Long-time lurker, rare poster (I've been in an LTR for a few years).
A few Roosh Hours ago, it was pointed out how the Google staff (who had their pictures taken at the protests) didn't look like the technical wizards we've come to expect of Google's apparent expertise. In fact, many just look a bit... weird:
![[Image: gyrvqoq.jpg]](https://i.imgur.com/gyrvqoq.jpg)
As someone who has followed the rise of Google over the last 20 years, this was some harsh truth.
Despite being massively successful, Google has now become a bloated shadow of its former self. Apparently 20,000 Google staff walked out during one day of protest - what organisation could make the argument that 20,000 staff are essential to its operation? They evidently weren't that essential because Google actually supported a walk-out of its own staff.
In the same video, Roosh theorised that Google's "advanced algothirim" for detecting bad content is little more than a find and replace tool.
That idea has stuck with me, and since then I've thought about other seemingly simple things that Google are working on which haven't come to fruition. This goes from everything from the obvious limits of Google Assistant (it can't read me my text messages or emails???) to their self-driving car project which has been met with limited success (which they've thrown money at since 2009).

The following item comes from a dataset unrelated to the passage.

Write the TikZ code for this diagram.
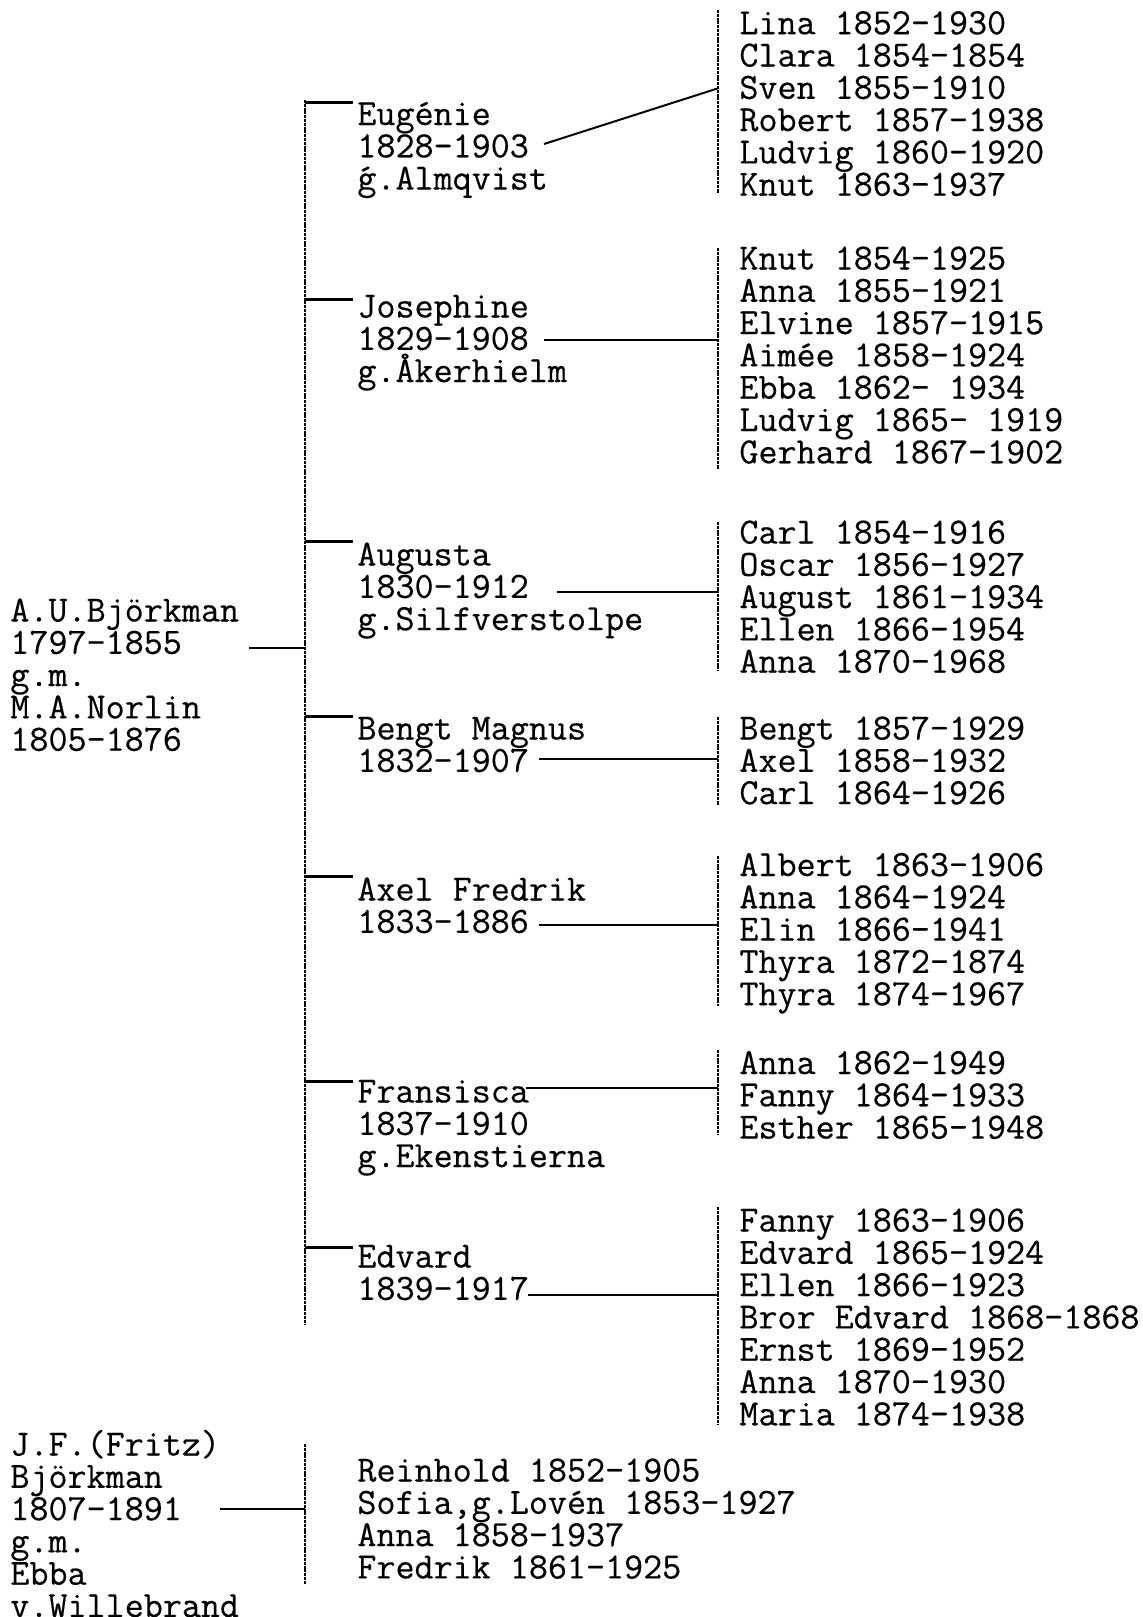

This has really been highlighted today, with the notification on YouTube about Article 13 (the EU's forthcoming copyright law). At the bottom, there's a link to a generically-named pdf document (good work, Google Communications) where they basically admit that Content ID is not up to scratch to do any filtering on the scale needed of the new law.
To me, this only supports the idea that Google aren't really good with technology anymore. Content ID is not up to scratch, and I think there's not actually a massively complicated algorithm running the show at YouTube - instead it's probably just a couple of thousand low-paid (and apparently sexually harassed) staff reacting to reports and general bad press.
Am I going crazy here? I read Douglas Edwards' book about Google when I was 22 and it really influenced my work ethic... but fuck, I don't think there's many people left there from those early days.
Long-time lurker, rare poster (I've been in an LTR for a few years).
A few Roosh Hours ago, it was pointed out how the Google staff (who had their pictures taken at the protests) didn't look like the technical wizards we've come to expect of Google's apparent expertise. In fact, many just look a bit... weird:
![[Image: gyrvqoq.jpg]](https://i.imgur.com/gyrvqoq.jpg)
As someone who has followed the rise of Google over the last 20 years, this was some harsh truth.
Despite being massively successful, Google has now become a bloated shadow of its former self. Apparently 20,000 Google staff walked out during one day of protest - what organisation could make the argument that 20,000 staff are essential to its operation? They evidently weren't that essential because Google actually supported a walk-out of its own staff.
In the same video, Roosh theorised that Google's "advanced algothirim" for detecting bad content is little more than a find and replace tool.
That idea has stuck with me, and since then I've thought about other seemingly simple things that Google are working on which haven't come to fruition. This goes from everything from the obvious limits of Google Assistant (it can't read me my text messages or emails???) to their self-driving car project which has been met with limited success (which they've thrown money at since 2009).
This has really been highlighted today, with the notification on YouTube about Article 13 (the EU's forthcoming copyright law). At the bottom, there's a link to a generically-named pdf document (good work, Google Communications) where they basically admit that Content ID is not up to scratch to do any filtering on the scale needed of the new law.
To me, this only supports the idea that Google aren't really good with technology anymore. Content ID is not up to scratch, and I think there's not actually a massively complicated algorithm running the show at YouTube - instead it's probably just a couple of thousand low-paid (and apparently sexually harassed) staff reacting to reports and general bad press.
Am I going crazy here? I read Douglas Edwards' book about Google when I was 22 and it really influenced my work ethic... but fuck, I don't think there's many people left there from those early days.